Par ailleurs, la taille (tonnage) de nos projets miniers peut aussi expliquer l’absence des compagnies seniors qui, pour certaines ne s’intéressent qu’aux « éléphants » Si d’aventure un gisement de la taille du Projet Simandou en Guinée Conakry était découvert au Cameroun, il est clair que des « major » comme Rio Tinto s’intéresserait au projet. De même la découverte d’un projet susceptible de contenir 10 millions d’onces d’or, attirerait les grands tels que Newmont, Barrick ou Goldfiels.

Que doit faire le Cameroun pour  se montrer plus attrayant auprès des grandes compagnies ?

Pour ce qui est d’attirer les compagnies, le Cameroun doit investir davantage sur les plans de la connaissance géologique et des infrastructures et avoir un système de taxation qui non seulement attire les investisseurs mais aussi ne sacrifie pas les intérêts du Cameroun.

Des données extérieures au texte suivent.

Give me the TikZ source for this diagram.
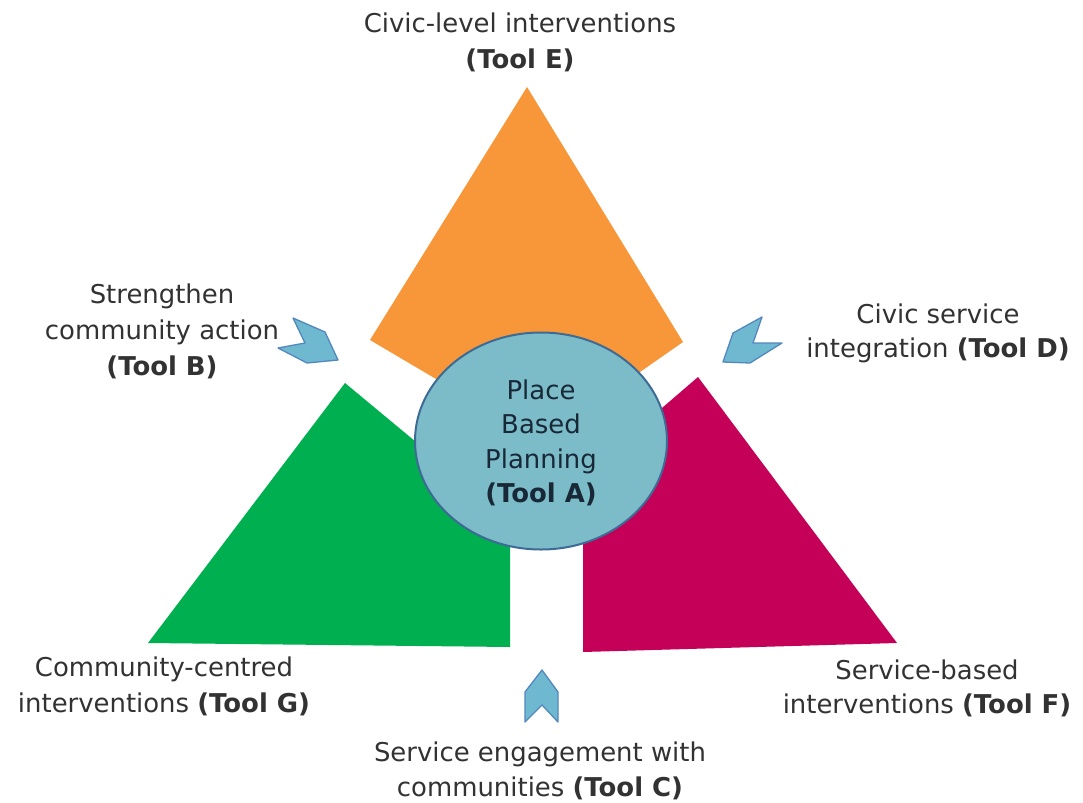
\documentclass[tikz,border=0pt]{standalone}
\usepackage{fontspec}
\setmainfont{DejaVu Sans}
\usetikzlibrary{shapes.geometric}
\definecolor{orangeE}{RGB}{247,151,57}
\definecolor{greenG}{RGB}{0,176,80}
\definecolor{magF}{RGB}{196,0,88}
\definecolor{ellFill}{RGB}{123,188,200}
\definecolor{ellDraw}{RGB}{62,106,150}
\definecolor{chevFill}{RGB}{110,185,207}
\definecolor{chevDraw}{RGB}{84,135,192}
\definecolor{txtgray}{RGB}{50,50,50}
\definecolor{txtdark}{RGB}{25,40,55}
\tikzset{
  lbl/.style={font=\fontsize{26}{36}\selectfont, align=center, text=txtgray, inner sep=0pt},
  chev/.style={fill=chevFill, draw=chevDraw, line width=1.3bp, line join=round},
  hub/.style={ellipse, draw=ellDraw, fill=ellFill, line width=2bp, minimum width=252bp, minimum height=217bp, inner sep=0pt}
}
\begin{document}
\begin{tikzpicture}[x=1bp,y=-1bp]
\useasboundingbox[fill=white] (0,0) rectangle (1083,803);
% sectors
\fill[orangeE] (527,87) -- (370,340) -- (541,441) -- (683,342) -- cycle;
\fill[greenG] (345,383) -- (148,643) -- (510,647) -- (510,520) -- cycle;
\fill[magF] (698,377) -- (897,643) -- (583,652) -- (583,476) -- cycle;
% hub
\node[hub] (A) at (541,441) {};
\node[lbl, text=txtdark, font=\fontsize{26}{34.5}\selectfont] (At) at (541,443) {Place\\Based\\Planning\\\textbf{(Tool A)}};
% chevrons
\filldraw[chev] (293,318) -- (325,332) -- (338,360) -- (307,363) -- (278,348) -- (305,343) -- cycle;
\filldraw[chev] (762,317) -- (753,343) -- (782,343) -- (750,363) -- (723,362) -- (733,333) -- cycle;
\filldraw[chev] (542,670) -- (558,692) -- (558,722) -- (542,705) -- (525,722) -- (525,692) -- cycle;
% labels
\node[lbl] (E) at (520,42) {Civic-level interventions\\\textbf{(Tool E)}};
\node[lbl] (B) at (162,331) {Strengthen\\community action\\\textbf{(Tool B)}};
\node[lbl, font=\fontsize{26}{34}\selectfont] (D) at (938,333) {Civic service\\integration \textbf{(Tool D)}};
\node[lbl] (G) at (164,686) {Community-centred\\interventions \textbf{(Tool G)}};
\node[lbl, font=\fontsize{26}{34}\selectfont] (F) at (927,688) {Service-based\\interventions \textbf{(Tool F)}};
\node[lbl, font=\fontsize{26}{35}\selectfont] (C) at (540,771) {Service engagement with\\communities \textbf{(Tool C)}};
\end{tikzpicture}
\end{document}
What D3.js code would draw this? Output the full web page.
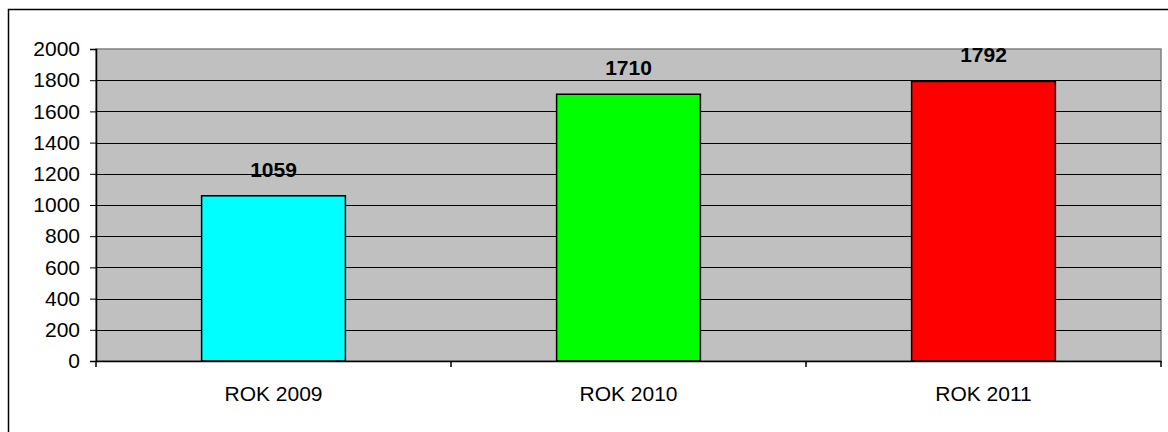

Sur le plan géologique, le Cameroun à travers ses organismes compétents tels que l’Institut de Recherche Géologique et Minière et le Ministère chargé des Mines, doit contribuer davantage et de manière significative à la collection des informations géologique, géochimique et géophysique, à leur divulgation et surtout à leur mise à la disposition des compagnies d’exploration et minières. Une bonne connaissance de la géologie du Cameroun attirerait davantage des investisseurs.

Sur le plan des infrastructures, il faut noter que l’industrie minière est très gourmande en en énergie électrique. Les processus de concentration, et de « refining/smelting/roasting » nécessitent que le potentiel électrique camerounais soit densifié et amélioré. Il en est de même des réseaux ferroviaires et routiers. Il est vrai que lorsque le projet est important et que la construction des routes et chemins de fer peut se faire par les compagnies minières sans compromettre la profitabilité du projet, les compagnies le prendront à leur compte. Mais en retour l’absence de route, chemins de fer peuvent largement compromettre la viabilité d’un projet minier.

Le système de taxation doit être attrayant. Comme Je l’ai dit plus haut, certains pays accordent des crédits ou facilités fiscales aux compagnies en leur permettant de ne pas payer les taxes pendant les premières années d’opération. Bien que j’ai salué le fait que le Cameroun fait payer a SINOSTEEL les taxes prévues par le code minier de 2016 dès la première année de production, ceci peut aussi se retourner contre le Cameroun en faisant fuir les potentiels investisseurs.